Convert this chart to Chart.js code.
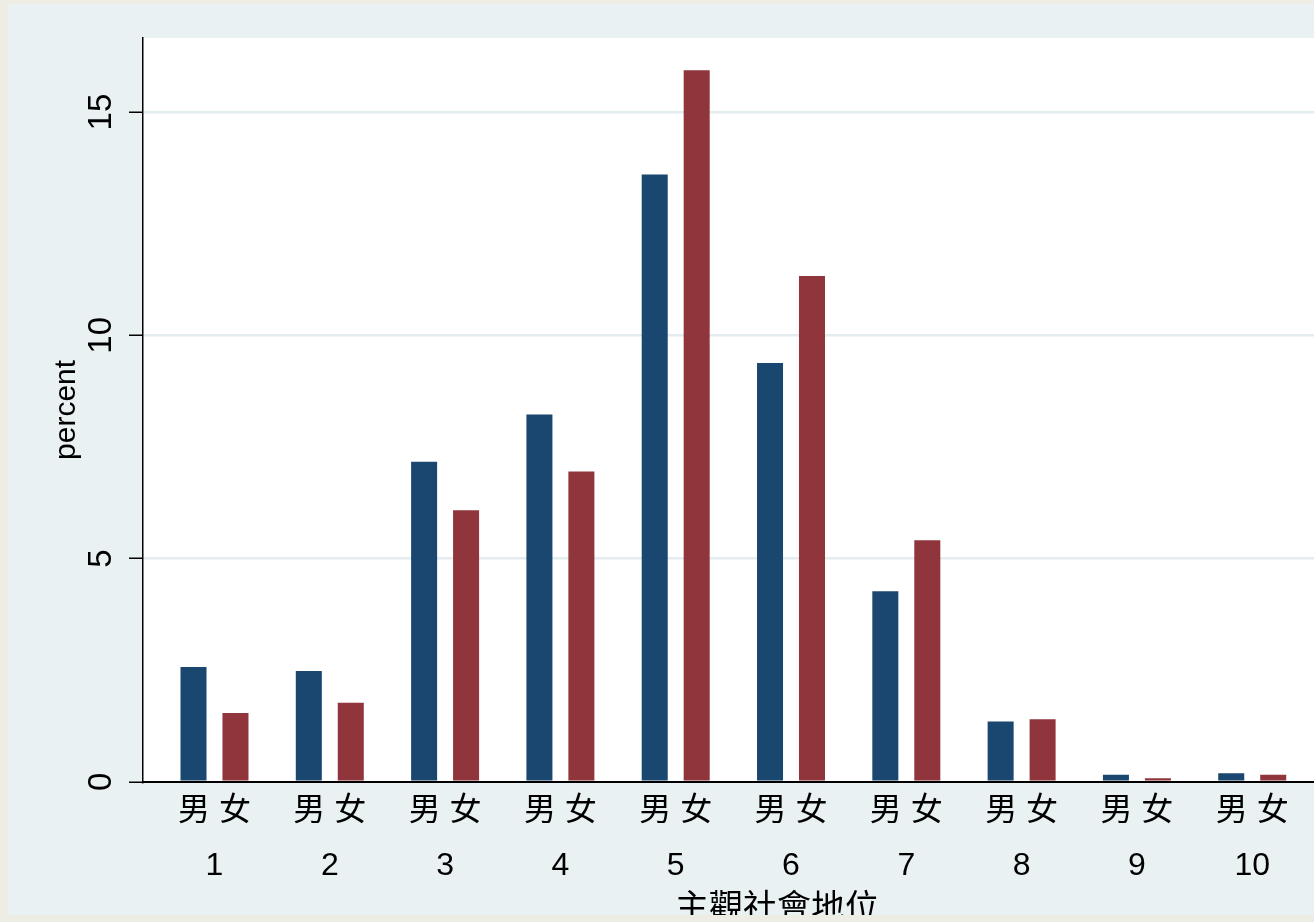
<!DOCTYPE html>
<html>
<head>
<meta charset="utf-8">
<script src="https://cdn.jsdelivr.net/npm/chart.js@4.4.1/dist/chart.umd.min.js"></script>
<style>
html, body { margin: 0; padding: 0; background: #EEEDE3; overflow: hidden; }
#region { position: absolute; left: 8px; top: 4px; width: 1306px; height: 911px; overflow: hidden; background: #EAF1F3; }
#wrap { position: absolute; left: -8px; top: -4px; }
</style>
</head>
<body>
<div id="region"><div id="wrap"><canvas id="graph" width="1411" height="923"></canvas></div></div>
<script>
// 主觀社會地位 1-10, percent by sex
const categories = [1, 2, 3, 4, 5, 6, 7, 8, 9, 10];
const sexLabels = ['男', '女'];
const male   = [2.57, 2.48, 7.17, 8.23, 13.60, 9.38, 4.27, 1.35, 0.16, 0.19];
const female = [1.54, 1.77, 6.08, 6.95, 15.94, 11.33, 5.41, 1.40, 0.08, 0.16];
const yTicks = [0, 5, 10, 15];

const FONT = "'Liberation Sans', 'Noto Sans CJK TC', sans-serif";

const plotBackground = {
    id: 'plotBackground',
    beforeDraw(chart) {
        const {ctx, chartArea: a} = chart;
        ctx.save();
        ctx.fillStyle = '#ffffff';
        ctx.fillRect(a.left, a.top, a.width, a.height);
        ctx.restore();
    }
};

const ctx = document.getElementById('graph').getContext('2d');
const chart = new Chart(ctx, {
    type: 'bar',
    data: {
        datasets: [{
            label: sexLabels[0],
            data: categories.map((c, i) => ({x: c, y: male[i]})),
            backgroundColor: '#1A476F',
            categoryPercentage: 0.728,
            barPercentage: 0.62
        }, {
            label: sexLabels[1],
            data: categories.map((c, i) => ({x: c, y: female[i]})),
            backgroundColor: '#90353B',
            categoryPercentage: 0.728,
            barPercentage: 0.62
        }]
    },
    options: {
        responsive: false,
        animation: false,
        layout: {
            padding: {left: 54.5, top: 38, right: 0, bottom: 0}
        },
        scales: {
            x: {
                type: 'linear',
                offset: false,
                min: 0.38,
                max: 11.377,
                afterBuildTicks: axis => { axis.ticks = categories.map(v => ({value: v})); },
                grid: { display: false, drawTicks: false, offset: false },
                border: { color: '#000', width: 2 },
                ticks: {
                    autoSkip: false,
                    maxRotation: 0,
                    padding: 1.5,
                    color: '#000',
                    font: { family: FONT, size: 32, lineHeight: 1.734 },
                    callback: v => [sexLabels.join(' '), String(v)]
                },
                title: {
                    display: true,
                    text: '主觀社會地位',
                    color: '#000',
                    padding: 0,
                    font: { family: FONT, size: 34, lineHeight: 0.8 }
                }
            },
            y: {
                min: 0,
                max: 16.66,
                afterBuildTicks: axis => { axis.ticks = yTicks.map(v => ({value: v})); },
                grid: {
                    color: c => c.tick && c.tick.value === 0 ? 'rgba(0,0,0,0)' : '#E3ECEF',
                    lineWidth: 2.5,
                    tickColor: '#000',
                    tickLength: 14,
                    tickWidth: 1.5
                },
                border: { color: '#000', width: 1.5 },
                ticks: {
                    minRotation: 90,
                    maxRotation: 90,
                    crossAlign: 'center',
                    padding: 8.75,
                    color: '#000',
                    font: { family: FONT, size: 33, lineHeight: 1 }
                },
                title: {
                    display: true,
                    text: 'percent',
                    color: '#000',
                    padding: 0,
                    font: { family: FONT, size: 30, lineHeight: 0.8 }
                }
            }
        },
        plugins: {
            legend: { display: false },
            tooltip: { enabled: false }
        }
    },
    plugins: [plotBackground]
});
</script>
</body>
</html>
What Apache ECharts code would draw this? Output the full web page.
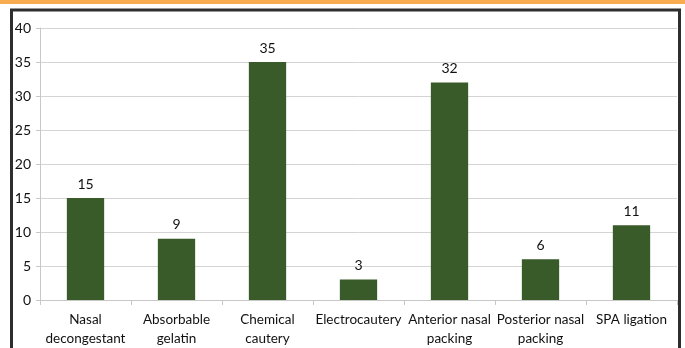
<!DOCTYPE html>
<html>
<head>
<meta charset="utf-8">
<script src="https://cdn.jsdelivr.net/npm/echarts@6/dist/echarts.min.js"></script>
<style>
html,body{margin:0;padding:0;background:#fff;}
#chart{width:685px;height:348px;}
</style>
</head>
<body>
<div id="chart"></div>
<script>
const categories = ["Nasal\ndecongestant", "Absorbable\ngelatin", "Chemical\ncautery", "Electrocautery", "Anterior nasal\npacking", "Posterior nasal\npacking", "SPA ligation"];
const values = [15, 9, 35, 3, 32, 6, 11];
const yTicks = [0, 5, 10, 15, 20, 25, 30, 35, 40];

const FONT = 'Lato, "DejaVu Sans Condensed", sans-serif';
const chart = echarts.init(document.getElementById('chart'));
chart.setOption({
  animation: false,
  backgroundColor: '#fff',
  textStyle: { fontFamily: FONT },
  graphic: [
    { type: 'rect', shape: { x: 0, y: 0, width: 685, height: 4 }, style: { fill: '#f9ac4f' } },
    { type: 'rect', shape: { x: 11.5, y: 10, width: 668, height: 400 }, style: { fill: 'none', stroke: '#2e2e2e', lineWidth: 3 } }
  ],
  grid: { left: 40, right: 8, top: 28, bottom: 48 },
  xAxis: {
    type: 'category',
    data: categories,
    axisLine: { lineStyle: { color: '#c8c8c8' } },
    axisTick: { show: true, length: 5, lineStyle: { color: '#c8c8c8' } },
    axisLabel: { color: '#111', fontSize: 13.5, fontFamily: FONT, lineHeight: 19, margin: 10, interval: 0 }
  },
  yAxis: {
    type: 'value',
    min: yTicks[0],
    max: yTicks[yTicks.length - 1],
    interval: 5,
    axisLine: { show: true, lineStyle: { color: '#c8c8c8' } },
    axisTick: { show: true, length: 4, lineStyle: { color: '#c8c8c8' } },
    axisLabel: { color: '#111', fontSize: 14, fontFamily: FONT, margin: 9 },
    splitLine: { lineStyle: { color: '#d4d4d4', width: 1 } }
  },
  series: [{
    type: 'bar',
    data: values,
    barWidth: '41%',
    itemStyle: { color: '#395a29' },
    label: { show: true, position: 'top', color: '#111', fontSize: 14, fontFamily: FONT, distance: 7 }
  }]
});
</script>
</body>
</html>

------------------------------

Given instruction –
Isolate the lines above that contain the word "code" and copy them.

Completed exercise –
Convert this chart to Chart.js code.
What Apache ECharts code would draw this? Output the full web page.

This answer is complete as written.